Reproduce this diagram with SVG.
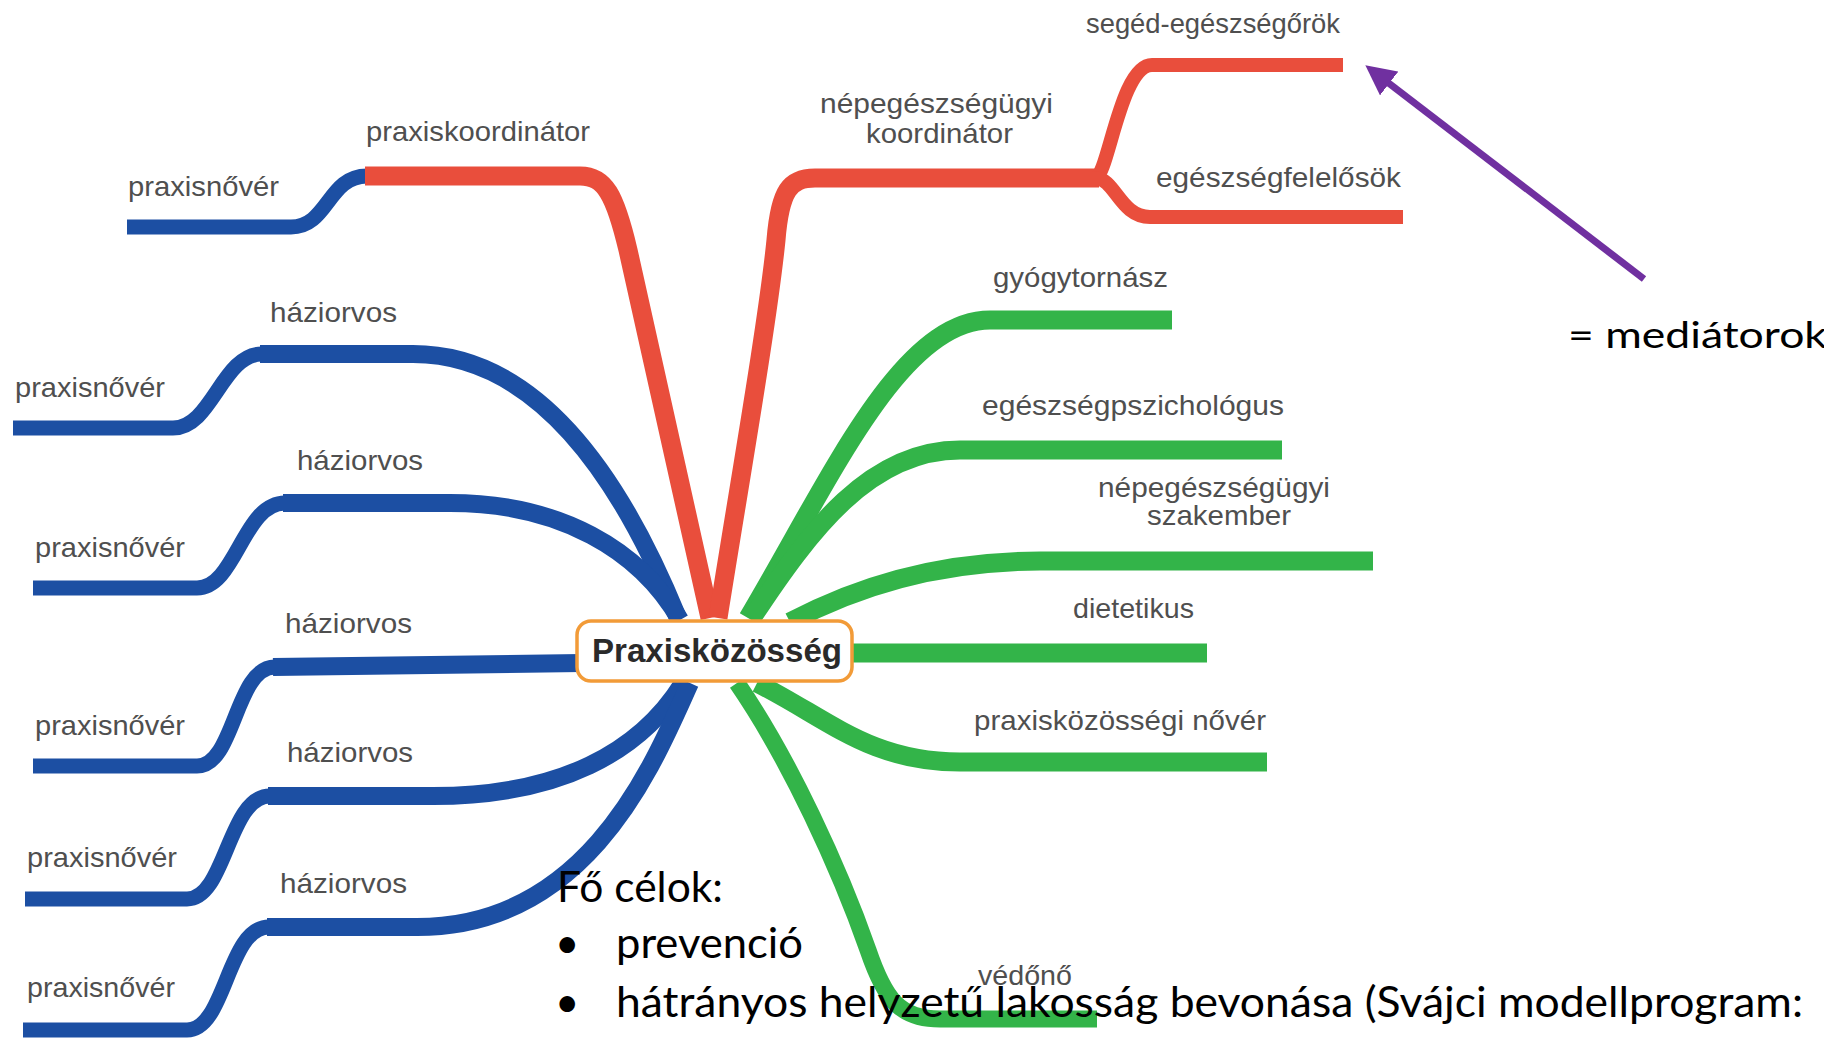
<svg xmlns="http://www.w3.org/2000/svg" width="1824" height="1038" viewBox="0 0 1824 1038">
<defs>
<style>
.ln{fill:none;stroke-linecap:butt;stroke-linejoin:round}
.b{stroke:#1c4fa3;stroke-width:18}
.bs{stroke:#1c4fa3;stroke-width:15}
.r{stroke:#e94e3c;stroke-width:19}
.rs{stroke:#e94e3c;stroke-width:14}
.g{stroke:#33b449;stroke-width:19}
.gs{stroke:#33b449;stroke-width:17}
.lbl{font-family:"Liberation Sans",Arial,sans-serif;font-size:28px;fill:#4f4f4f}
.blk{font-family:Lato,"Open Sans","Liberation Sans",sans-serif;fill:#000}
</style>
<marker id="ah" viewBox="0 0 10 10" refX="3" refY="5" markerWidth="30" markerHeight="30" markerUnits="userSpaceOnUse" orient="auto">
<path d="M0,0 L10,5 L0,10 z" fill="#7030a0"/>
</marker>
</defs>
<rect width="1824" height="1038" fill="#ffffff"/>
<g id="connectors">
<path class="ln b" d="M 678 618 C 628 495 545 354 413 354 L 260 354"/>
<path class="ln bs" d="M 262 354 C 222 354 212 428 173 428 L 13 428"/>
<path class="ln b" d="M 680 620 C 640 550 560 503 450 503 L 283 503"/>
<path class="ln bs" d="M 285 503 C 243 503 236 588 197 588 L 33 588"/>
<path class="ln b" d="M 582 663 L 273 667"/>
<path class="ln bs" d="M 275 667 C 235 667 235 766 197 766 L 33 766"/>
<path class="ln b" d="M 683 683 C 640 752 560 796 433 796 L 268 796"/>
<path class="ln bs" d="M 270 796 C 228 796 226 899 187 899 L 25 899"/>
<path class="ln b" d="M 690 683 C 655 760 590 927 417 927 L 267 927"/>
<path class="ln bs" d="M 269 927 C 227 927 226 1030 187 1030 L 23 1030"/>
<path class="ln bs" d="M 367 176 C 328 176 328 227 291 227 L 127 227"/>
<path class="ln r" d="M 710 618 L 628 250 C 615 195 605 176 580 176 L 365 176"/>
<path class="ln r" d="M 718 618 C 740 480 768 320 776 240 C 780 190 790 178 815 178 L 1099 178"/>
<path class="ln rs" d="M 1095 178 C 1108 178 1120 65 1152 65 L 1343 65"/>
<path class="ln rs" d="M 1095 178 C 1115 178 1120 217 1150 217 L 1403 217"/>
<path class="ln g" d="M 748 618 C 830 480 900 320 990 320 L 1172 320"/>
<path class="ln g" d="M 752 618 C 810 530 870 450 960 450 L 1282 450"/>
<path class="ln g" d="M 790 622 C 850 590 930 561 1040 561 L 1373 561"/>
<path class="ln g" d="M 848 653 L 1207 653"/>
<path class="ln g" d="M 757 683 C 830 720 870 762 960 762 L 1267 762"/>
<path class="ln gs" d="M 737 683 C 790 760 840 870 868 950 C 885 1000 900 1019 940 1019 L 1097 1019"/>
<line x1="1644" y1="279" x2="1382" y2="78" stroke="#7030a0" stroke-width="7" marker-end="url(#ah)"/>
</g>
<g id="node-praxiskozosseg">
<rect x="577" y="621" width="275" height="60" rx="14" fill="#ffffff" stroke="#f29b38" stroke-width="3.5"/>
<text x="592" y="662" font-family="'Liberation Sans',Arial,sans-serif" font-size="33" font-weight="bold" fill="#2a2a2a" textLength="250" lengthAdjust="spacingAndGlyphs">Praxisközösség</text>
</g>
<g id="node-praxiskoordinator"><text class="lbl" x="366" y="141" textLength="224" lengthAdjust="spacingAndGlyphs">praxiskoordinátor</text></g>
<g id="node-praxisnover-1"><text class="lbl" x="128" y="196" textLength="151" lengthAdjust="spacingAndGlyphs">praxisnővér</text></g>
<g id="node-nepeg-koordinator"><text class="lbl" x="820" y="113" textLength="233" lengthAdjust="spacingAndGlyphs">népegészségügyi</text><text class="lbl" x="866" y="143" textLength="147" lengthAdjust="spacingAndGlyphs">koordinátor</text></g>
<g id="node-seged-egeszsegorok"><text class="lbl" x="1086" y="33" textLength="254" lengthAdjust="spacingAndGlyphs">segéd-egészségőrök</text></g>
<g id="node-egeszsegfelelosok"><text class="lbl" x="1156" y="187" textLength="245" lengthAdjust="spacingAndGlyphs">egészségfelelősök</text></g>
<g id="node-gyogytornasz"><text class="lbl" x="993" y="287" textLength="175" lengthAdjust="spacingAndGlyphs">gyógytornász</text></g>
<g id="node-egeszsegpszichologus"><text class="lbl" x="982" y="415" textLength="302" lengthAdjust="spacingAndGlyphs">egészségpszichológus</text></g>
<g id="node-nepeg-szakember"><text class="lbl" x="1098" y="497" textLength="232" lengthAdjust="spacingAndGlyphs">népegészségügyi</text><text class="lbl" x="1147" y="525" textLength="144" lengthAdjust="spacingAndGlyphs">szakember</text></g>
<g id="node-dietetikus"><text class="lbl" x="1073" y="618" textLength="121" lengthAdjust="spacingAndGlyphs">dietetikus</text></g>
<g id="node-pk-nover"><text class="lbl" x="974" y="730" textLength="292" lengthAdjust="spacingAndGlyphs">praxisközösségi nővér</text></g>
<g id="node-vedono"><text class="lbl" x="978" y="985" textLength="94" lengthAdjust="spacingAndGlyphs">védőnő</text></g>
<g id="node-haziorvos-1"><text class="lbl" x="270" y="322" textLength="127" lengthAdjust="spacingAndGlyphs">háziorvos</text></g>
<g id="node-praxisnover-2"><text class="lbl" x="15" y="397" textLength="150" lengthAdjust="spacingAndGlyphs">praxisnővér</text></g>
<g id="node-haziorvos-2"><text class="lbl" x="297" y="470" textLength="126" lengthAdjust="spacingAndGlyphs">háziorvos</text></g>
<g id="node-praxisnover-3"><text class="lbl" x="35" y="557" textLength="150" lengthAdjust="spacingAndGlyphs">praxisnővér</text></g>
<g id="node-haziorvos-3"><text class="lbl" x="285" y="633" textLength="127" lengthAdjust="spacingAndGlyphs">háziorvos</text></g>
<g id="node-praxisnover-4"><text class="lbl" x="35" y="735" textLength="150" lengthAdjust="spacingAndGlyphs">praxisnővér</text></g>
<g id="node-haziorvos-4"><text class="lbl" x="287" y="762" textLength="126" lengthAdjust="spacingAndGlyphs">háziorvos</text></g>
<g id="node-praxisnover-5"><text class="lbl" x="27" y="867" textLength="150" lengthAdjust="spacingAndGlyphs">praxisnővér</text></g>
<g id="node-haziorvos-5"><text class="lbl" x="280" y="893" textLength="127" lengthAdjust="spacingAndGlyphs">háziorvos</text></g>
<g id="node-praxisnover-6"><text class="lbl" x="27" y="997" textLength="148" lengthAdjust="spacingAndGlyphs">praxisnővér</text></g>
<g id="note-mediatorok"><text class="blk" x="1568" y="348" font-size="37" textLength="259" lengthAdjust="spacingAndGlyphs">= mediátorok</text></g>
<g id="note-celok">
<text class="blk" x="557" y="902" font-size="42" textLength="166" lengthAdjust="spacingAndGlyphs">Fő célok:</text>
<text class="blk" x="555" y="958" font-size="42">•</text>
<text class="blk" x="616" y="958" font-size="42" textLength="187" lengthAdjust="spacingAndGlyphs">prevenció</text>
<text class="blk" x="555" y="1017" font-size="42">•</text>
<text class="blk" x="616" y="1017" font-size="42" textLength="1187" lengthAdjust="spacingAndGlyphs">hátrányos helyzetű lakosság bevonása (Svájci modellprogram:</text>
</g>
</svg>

### Task brief
Omitting all images, print the listing exactly.

### In response
Reproduce this diagram with SVG.
<svg xmlns="http://www.w3.org/2000/svg" width="1824" height="1038" viewBox="0 0 1824 1038">
<defs>
<style>
.ln{fill:none;stroke-linecap:butt;stroke-linejoin:round}
.b{stroke:#1c4fa3;stroke-width:18}
.bs{stroke:#1c4fa3;stroke-width:15}
.r{stroke:#e94e3c;stroke-width:19}
.rs{stroke:#e94e3c;stroke-width:14}
.g{stroke:#33b449;stroke-width:19}
.gs{stroke:#33b449;stroke-width:17}
.lbl{font-family:"Liberation Sans",Arial,sans-serif;font-size:28px;fill:#4f4f4f}
.blk{font-family:Lato,"Open Sans","Liberation Sans",sans-serif;fill:#000}
</style>
<marker id="ah" viewBox="0 0 10 10" refX="3" refY="5" markerWidth="30" markerHeight="30" markerUnits="userSpaceOnUse" orient="auto">
<path d="M0,0 L10,5 L0,10 z" fill="#7030a0"/>
</marker>
</defs>
<rect width="1824" height="1038" fill="#ffffff"/>
<g id="connectors">
<path class="ln b" d="M 678 618 C 628 495 545 354 413 354 L 260 354"/>
<path class="ln bs" d="M 262 354 C 222 354 212 428 173 428 L 13 428"/>
<path class="ln b" d="M 680 620 C 640 550 560 503 450 503 L 283 503"/>
<path class="ln bs" d="M 285 503 C 243 503 236 588 197 588 L 33 588"/>
<path class="ln b" d="M 582 663 L 273 667"/>
<path class="ln bs" d="M 275 667 C 235 667 235 766 197 766 L 33 766"/>
<path class="ln b" d="M 683 683 C 640 752 560 796 433 796 L 268 796"/>
<path class="ln bs" d="M 270 796 C 228 796 226 899 187 899 L 25 899"/>
<path class="ln b" d="M 690 683 C 655 760 590 927 417 927 L 267 927"/>
<path class="ln bs" d="M 269 927 C 227 927 226 1030 187 1030 L 23 1030"/>
<path class="ln bs" d="M 367 176 C 328 176 328 227 291 227 L 127 227"/>
<path class="ln r" d="M 710 618 L 628 250 C 615 195 605 176 580 176 L 365 176"/>
<path class="ln r" d="M 718 618 C 740 480 768 320 776 240 C 780 190 790 178 815 178 L 1099 178"/>
<path class="ln rs" d="M 1095 178 C 1108 178 1120 65 1152 65 L 1343 65"/>
<path class="ln rs" d="M 1095 178 C 1115 178 1120 217 1150 217 L 1403 217"/>
<path class="ln g" d="M 748 618 C 830 480 900 320 990 320 L 1172 320"/>
<path class="ln g" d="M 752 618 C 810 530 870 450 960 450 L 1282 450"/>
<path class="ln g" d="M 790 622 C 850 590 930 561 1040 561 L 1373 561"/>
<path class="ln g" d="M 848 653 L 1207 653"/>
<path class="ln g" d="M 757 683 C 830 720 870 762 960 762 L 1267 762"/>
<path class="ln gs" d="M 737 683 C 790 760 840 870 868 950 C 885 1000 900 1019 940 1019 L 1097 1019"/>
<line x1="1644" y1="279" x2="1382" y2="78" stroke="#7030a0" stroke-width="7" marker-end="url(#ah)"/>
</g>
<g id="node-praxiskozosseg">
<rect x="577" y="621" width="275" height="60" rx="14" fill="#ffffff" stroke="#f29b38" stroke-width="3.5"/>
<text x="592" y="662" font-family="'Liberation Sans',Arial,sans-serif" font-size="33" font-weight="bold" fill="#2a2a2a" textLength="250" lengthAdjust="spacingAndGlyphs">Praxisközösség</text>
</g>
<g id="node-praxiskoordinator"><text class="lbl" x="366" y="141" textLength="224" lengthAdjust="spacingAndGlyphs">praxiskoordinátor</text></g>
<g id="node-praxisnover-1"><text class="lbl" x="128" y="196" textLength="151" lengthAdjust="spacingAndGlyphs">praxisnővér</text></g>
<g id="node-nepeg-koordinator"><text class="lbl" x="820" y="113" textLength="233" lengthAdjust="spacingAndGlyphs">népegészségügyi</text><text class="lbl" x="866" y="143" textLength="147" lengthAdjust="spacingAndGlyphs">koordinátor</text></g>
<g id="node-seged-egeszsegorok"><text class="lbl" x="1086" y="33" textLength="254" lengthAdjust="spacingAndGlyphs">segéd-egészségőrök</text></g>
<g id="node-egeszsegfelelosok"><text class="lbl" x="1156" y="187" textLength="245" lengthAdjust="spacingAndGlyphs">egészségfelelősök</text></g>
<g id="node-gyogytornasz"><text class="lbl" x="993" y="287" textLength="175" lengthAdjust="spacingAndGlyphs">gyógytornász</text></g>
<g id="node-egeszsegpszichologus"><text class="lbl" x="982" y="415" textLength="302" lengthAdjust="spacingAndGlyphs">egészségpszichológus</text></g>
<g id="node-nepeg-szakember"><text class="lbl" x="1098" y="497" textLength="232" lengthAdjust="spacingAndGlyphs">népegészségügyi</text><text class="lbl" x="1147" y="525" textLength="144" lengthAdjust="spacingAndGlyphs">szakember</text></g>
<g id="node-dietetikus"><text class="lbl" x="1073" y="618" textLength="121" lengthAdjust="spacingAndGlyphs">dietetikus</text></g>
<g id="node-pk-nover"><text class="lbl" x="974" y="730" textLength="292" lengthAdjust="spacingAndGlyphs">praxisközösségi nővér</text></g>
<g id="node-vedono"><text class="lbl" x="978" y="985" textLength="94" lengthAdjust="spacingAndGlyphs">védőnő</text></g>
<g id="node-haziorvos-1"><text class="lbl" x="270" y="322" textLength="127" lengthAdjust="spacingAndGlyphs">háziorvos</text></g>
<g id="node-praxisnover-2"><text class="lbl" x="15" y="397" textLength="150" lengthAdjust="spacingAndGlyphs">praxisnővér</text></g>
<g id="node-haziorvos-2"><text class="lbl" x="297" y="470" textLength="126" lengthAdjust="spacingAndGlyphs">háziorvos</text></g>
<g id="node-praxisnover-3"><text class="lbl" x="35" y="557" textLength="150" lengthAdjust="spacingAndGlyphs">praxisnővér</text></g>
<g id="node-haziorvos-3"><text class="lbl" x="285" y="633" textLength="127" lengthAdjust="spacingAndGlyphs">háziorvos</text></g>
<g id="node-praxisnover-4"><text class="lbl" x="35" y="735" textLength="150" lengthAdjust="spacingAndGlyphs">praxisnővér</text></g>
<g id="node-haziorvos-4"><text class="lbl" x="287" y="762" textLength="126" lengthAdjust="spacingAndGlyphs">háziorvos</text></g>
<g id="node-praxisnover-5"><text class="lbl" x="27" y="867" textLength="150" lengthAdjust="spacingAndGlyphs">praxisnővér</text></g>
<g id="node-haziorvos-5"><text class="lbl" x="280" y="893" textLength="127" lengthAdjust="spacingAndGlyphs">háziorvos</text></g>
<g id="node-praxisnover-6"><text class="lbl" x="27" y="997" textLength="148" lengthAdjust="spacingAndGlyphs">praxisnővér</text></g>
<g id="note-mediatorok"><text class="blk" x="1568" y="348" font-size="37" textLength="259" lengthAdjust="spacingAndGlyphs">= mediátorok</text></g>
<g id="note-celok">
<text class="blk" x="557" y="902" font-size="42" textLength="166" lengthAdjust="spacingAndGlyphs">Fő célok:</text>
<text class="blk" x="555" y="958" font-size="42">•</text>
<text class="blk" x="616" y="958" font-size="42" textLength="187" lengthAdjust="spacingAndGlyphs">prevenció</text>
<text class="blk" x="555" y="1017" font-size="42">•</text>
<text class="blk" x="616" y="1017" font-size="42" textLength="1187" lengthAdjust="spacingAndGlyphs">hátrányos helyzetű lakosság bevonása (Svájci modellprogram:</text>
</g>
</svg>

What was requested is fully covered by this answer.